• PROVIDED DATA

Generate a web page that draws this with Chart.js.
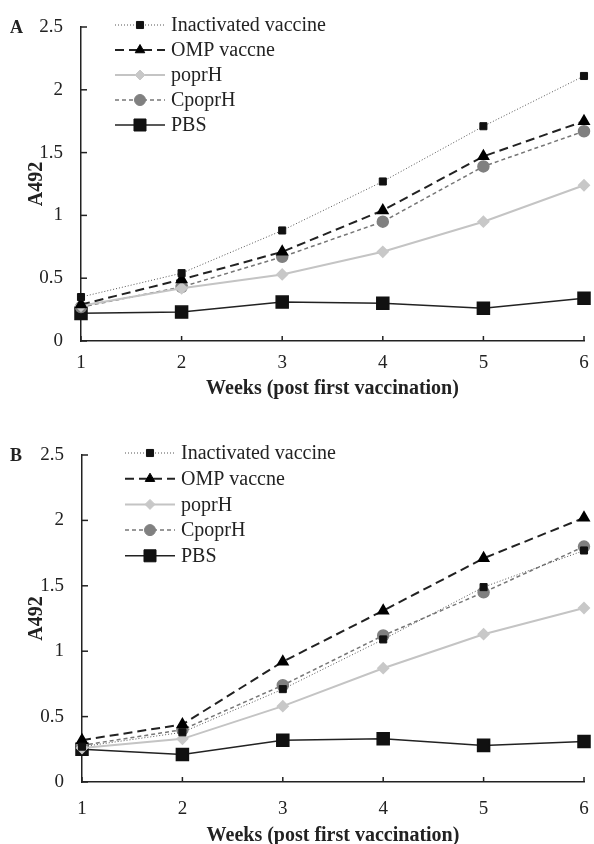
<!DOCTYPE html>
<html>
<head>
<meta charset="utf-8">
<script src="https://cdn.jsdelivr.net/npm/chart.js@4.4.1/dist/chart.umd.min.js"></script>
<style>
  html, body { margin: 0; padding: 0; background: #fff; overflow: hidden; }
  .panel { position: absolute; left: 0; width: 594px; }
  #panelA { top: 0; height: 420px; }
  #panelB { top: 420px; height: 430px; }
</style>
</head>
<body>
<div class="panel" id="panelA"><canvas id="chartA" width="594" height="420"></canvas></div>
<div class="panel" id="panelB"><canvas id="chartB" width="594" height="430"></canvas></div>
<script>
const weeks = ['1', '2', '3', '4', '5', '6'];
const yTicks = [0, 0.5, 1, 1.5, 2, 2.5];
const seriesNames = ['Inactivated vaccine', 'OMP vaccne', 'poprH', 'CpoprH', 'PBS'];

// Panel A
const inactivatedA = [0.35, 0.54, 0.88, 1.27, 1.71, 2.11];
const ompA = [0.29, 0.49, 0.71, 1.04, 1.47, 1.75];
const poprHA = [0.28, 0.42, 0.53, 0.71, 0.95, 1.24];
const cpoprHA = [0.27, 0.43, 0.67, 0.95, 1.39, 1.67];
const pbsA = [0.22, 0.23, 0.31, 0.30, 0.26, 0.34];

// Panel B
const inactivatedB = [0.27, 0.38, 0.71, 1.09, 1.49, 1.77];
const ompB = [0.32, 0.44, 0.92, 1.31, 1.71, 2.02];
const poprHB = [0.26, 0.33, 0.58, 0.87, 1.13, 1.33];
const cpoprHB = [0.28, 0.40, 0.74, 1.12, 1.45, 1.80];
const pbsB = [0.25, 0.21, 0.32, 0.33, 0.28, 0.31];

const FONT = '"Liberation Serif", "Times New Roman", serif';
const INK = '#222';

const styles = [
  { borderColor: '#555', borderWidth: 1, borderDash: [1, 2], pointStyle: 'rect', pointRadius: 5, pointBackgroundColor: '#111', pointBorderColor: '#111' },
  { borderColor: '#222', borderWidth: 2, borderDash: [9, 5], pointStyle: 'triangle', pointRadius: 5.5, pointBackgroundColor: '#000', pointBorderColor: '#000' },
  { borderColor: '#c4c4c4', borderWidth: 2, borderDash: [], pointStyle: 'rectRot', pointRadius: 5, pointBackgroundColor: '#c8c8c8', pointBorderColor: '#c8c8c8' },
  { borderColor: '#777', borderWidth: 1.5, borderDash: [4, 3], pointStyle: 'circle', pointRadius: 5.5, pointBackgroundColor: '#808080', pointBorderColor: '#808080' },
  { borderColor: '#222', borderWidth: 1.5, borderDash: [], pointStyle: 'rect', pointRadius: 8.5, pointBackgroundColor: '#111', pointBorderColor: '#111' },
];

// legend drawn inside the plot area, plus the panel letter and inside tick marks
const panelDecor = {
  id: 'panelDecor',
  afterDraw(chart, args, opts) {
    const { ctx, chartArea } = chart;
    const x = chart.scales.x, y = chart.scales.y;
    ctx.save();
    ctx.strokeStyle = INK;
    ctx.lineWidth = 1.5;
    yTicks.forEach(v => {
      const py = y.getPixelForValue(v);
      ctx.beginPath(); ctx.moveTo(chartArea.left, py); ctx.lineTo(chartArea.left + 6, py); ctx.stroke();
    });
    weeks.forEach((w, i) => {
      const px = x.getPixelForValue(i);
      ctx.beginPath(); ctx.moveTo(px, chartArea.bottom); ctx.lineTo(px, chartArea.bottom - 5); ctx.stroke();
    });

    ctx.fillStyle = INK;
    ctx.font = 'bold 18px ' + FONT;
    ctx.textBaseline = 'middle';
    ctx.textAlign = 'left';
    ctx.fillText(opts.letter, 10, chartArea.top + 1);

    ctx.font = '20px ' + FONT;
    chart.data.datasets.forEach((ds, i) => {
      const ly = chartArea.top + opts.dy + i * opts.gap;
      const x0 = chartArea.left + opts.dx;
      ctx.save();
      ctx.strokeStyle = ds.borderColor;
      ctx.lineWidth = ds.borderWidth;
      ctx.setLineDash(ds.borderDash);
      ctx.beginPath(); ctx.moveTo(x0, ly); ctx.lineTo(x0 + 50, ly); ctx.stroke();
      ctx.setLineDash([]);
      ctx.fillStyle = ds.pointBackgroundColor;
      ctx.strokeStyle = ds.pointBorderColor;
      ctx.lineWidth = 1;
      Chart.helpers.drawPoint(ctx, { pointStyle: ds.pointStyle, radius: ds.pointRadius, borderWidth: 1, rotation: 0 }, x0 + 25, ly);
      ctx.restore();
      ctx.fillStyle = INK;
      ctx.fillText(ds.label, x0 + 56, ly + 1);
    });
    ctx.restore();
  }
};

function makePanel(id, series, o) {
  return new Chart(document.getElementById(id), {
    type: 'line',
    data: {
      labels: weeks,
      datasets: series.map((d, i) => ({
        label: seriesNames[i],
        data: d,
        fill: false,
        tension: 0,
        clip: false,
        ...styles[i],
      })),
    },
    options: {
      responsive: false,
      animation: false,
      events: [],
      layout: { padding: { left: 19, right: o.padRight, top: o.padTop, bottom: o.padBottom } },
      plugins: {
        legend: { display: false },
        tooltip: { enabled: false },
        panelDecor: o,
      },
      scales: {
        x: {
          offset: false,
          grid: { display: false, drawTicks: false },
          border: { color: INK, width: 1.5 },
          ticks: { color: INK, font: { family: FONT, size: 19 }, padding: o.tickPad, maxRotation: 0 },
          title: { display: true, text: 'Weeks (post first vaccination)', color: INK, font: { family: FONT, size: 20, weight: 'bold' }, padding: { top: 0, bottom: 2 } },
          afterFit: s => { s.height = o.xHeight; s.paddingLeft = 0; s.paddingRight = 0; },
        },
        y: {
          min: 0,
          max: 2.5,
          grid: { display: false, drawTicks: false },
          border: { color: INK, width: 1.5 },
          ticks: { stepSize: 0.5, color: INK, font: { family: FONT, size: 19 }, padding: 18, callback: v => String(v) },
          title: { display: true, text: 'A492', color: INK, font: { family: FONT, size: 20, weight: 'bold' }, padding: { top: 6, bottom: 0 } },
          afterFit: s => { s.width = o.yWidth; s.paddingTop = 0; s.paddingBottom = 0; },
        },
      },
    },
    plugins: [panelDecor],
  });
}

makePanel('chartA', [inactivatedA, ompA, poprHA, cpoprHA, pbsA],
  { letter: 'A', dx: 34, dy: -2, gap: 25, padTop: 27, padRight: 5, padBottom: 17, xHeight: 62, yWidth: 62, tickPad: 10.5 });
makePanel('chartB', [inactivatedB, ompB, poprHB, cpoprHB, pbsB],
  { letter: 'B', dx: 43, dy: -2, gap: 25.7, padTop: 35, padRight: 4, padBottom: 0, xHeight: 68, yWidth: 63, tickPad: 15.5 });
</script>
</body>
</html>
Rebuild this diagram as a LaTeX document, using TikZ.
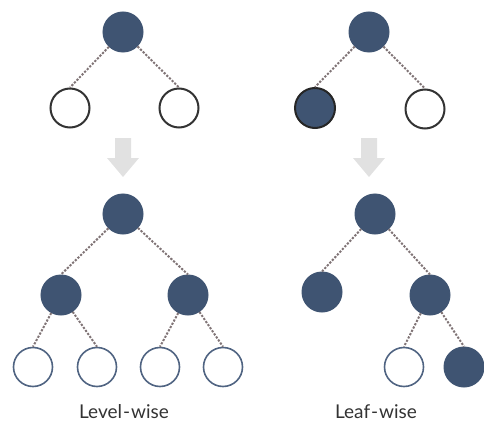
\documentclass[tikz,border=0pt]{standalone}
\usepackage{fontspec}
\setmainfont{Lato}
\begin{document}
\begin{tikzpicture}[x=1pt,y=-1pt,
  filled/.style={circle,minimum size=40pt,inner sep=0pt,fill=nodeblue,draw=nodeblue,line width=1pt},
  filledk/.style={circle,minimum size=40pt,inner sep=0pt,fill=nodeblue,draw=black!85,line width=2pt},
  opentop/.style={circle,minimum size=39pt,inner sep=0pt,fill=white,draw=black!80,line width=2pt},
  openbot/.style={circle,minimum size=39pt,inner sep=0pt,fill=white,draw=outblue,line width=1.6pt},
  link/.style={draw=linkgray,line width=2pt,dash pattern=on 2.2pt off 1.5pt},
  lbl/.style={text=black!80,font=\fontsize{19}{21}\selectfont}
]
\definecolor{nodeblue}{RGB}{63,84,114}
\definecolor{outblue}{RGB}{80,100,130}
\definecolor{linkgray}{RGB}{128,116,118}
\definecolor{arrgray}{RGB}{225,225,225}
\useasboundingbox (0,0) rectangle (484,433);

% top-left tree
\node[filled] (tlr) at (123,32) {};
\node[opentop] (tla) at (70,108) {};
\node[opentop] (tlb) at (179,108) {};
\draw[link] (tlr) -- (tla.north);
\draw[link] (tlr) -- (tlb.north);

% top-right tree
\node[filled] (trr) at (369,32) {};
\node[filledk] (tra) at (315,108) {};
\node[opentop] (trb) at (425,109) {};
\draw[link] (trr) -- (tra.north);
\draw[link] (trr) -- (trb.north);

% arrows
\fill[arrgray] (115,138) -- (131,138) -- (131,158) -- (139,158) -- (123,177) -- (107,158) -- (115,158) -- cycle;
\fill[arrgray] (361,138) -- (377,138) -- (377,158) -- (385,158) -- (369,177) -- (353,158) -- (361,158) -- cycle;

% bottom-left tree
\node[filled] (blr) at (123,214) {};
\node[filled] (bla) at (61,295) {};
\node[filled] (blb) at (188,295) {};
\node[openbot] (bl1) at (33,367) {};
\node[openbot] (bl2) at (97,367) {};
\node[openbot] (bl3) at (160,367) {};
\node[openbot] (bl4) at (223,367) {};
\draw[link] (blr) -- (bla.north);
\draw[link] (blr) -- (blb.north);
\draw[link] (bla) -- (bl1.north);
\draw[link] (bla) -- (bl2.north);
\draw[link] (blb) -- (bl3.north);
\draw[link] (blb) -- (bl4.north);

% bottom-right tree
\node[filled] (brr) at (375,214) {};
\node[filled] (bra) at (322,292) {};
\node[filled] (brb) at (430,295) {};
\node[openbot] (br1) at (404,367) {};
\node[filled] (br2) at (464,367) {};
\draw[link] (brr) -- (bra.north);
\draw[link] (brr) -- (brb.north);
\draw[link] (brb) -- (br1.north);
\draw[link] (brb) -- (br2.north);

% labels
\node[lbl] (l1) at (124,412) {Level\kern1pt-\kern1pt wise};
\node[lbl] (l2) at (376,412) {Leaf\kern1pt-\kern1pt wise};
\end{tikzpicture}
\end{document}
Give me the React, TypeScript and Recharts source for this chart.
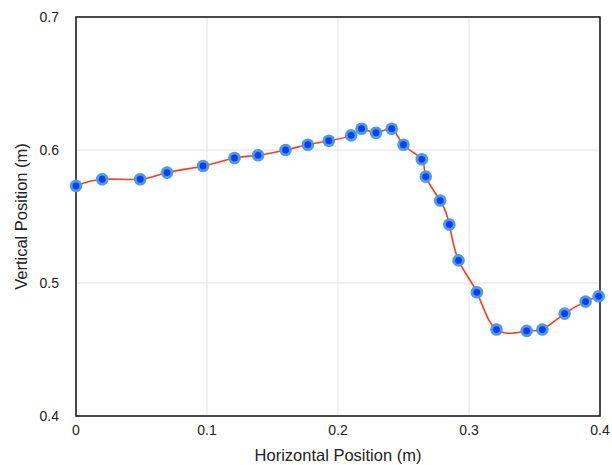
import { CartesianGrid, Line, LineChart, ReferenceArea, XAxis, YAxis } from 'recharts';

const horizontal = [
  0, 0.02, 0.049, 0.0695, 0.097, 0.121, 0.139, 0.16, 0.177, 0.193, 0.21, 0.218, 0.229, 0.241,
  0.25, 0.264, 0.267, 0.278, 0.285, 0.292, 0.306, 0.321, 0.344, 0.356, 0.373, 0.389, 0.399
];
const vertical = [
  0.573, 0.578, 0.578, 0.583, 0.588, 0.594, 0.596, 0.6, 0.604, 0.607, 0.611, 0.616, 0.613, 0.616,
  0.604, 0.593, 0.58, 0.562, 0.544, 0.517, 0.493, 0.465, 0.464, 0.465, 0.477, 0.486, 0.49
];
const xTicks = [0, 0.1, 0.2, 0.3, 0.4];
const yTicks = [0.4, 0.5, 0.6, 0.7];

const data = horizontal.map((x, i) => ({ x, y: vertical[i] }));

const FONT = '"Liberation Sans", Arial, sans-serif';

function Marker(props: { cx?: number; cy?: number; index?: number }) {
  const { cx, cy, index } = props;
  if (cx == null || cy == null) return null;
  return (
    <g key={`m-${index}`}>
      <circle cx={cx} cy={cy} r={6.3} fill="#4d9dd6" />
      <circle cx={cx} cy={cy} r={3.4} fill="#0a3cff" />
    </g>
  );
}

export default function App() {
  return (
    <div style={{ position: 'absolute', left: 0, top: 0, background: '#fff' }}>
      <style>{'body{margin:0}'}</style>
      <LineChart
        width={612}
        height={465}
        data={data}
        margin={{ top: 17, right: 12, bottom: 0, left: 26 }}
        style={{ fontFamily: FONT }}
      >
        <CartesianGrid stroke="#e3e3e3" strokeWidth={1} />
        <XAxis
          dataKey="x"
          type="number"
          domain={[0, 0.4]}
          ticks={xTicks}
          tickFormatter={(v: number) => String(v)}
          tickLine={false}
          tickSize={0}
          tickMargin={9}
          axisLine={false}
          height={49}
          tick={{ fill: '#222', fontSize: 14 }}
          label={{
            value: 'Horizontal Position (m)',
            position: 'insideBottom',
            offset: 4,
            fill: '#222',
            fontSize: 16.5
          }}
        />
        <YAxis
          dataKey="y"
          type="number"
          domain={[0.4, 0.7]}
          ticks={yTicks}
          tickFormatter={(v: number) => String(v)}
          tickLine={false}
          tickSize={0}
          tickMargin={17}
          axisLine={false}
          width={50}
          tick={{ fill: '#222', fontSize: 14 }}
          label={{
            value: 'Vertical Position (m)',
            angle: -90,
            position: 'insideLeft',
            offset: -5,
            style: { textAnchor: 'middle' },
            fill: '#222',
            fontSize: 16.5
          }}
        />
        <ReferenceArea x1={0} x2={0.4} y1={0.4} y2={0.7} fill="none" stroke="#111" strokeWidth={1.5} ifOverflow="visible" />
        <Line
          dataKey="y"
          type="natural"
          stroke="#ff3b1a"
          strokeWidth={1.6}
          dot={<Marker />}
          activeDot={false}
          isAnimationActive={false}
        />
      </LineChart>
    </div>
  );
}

• WHAT YOU SHOULD DO
Transcribe only the lines above that start at the line containing "Rebuild this diagram" and end at the line containing "(tlr) -- (tlb.north);". Omit pictures.

• RESULT BELOW
Rebuild this diagram as a LaTeX document, using TikZ.
\documentclass[tikz,border=0pt]{standalone}
\usepackage{fontspec}
\setmainfont{Lato}
\begin{document}
\begin{tikzpicture}[x=1pt,y=-1pt,
  filled/.style={circle,minimum size=40pt,inner sep=0pt,fill=nodeblue,draw=nodeblue,line width=1pt},
  filledk/.style={circle,minimum size=40pt,inner sep=0pt,fill=nodeblue,draw=black!85,line width=2pt},
  opentop/.style={circle,minimum size=39pt,inner sep=0pt,fill=white,draw=black!80,line width=2pt},
  openbot/.style={circle,minimum size=39pt,inner sep=0pt,fill=white,draw=outblue,line width=1.6pt},
  link/.style={draw=linkgray,line width=2pt,dash pattern=on 2.2pt off 1.5pt},
  lbl/.style={text=black!80,font=\fontsize{19}{21}\selectfont}
]
\definecolor{nodeblue}{RGB}{63,84,114}
\definecolor{outblue}{RGB}{80,100,130}
\definecolor{linkgray}{RGB}{128,116,118}
\definecolor{arrgray}{RGB}{225,225,225}
\useasboundingbox (0,0) rectangle (484,433);

% top-left tree
\node[filled] (tlr) at (123,32) {};
\node[opentop] (tla) at (70,108) {};
\node[opentop] (tlb) at (179,108) {};
\draw[link] (tlr) -- (tla.north);
\draw[link] (tlr) -- (tlb.north);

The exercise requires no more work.